Title
Handling Sparsity via the Horseshoe
Speaker
Carlos Carvalho, The University of Chicago Booth School of Business
Abstract
In this talk, I will present a new approach to sparse-signal detection called the horseshoe estimator. A theoretical framework is proposed for understanding why the horseshoe is a better default sparsity estimator than those that arise from powered-exponential priors. Comprehensive numerical evidence is presented to show that the difference in performance can often be large. Most importantly, I will show that the horseshoe estimator corresponds quite closely to the answers one would get if one pursued a full Bayesian model-averaging approach using a point mass at zero for noise, and a continuous density for signals. Surprisingly, this correspondence holds both for the estimator itself and for the classification rule induced by a simple threshold applied to the estimator.

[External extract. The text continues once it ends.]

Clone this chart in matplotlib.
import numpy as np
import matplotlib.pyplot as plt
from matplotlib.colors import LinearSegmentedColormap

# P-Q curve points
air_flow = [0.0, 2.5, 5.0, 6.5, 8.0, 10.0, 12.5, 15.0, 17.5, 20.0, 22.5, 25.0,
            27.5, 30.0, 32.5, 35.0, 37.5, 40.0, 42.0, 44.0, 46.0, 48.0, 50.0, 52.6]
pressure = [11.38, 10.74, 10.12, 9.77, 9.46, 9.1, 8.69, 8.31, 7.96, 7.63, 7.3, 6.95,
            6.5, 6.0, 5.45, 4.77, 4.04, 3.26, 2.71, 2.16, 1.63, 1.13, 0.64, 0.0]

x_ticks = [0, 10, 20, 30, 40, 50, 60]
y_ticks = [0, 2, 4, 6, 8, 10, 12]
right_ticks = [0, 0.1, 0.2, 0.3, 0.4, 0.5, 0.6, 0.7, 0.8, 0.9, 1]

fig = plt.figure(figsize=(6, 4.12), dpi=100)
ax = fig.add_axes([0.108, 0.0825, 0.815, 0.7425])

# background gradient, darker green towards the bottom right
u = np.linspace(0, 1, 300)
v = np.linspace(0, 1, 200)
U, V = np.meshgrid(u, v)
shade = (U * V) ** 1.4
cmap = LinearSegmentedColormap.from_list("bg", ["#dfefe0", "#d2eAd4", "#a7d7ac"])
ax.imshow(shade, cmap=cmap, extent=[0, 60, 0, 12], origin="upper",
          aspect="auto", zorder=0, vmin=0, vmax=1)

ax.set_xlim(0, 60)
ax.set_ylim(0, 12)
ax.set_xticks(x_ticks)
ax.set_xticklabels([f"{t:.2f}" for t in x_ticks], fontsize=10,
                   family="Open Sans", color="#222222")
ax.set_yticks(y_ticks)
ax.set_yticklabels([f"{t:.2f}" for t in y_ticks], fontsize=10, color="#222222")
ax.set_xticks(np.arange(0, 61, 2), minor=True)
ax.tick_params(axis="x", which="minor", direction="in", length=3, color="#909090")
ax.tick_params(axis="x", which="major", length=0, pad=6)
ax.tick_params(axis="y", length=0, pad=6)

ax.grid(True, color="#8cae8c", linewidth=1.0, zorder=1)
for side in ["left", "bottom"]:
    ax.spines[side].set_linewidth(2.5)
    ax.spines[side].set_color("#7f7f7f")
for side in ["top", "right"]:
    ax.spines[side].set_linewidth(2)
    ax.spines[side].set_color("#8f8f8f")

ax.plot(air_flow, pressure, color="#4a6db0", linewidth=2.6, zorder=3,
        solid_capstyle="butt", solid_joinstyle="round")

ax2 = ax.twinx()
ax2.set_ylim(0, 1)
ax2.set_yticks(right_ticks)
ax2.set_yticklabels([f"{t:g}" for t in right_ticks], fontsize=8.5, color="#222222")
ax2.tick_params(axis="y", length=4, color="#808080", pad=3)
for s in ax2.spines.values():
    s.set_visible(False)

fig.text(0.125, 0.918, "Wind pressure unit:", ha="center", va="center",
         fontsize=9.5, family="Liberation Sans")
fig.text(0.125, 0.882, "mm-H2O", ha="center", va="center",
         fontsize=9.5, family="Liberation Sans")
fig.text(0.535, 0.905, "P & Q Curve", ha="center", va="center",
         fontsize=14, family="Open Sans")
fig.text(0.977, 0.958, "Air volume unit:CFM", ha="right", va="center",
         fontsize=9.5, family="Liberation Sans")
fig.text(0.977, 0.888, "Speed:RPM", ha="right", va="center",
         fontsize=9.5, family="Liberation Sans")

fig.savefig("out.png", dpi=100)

For most of this talk I will study sparsity in the simplified context of estimating a vector of normal means. It is here that the lessons drawn from a comparison of different approaches for modeling sparsity are most readily understood, but these lessons generalize straightforwardly to more difficult problems--regression, covariance regularization, function estimation--where many of the challenges of modern statistics lie. This is joint work with Nicholas Polson and James Scott.
Meet the speaker in Room 212 Cockins Hall at 4:30 p.m. Refreshments will be served.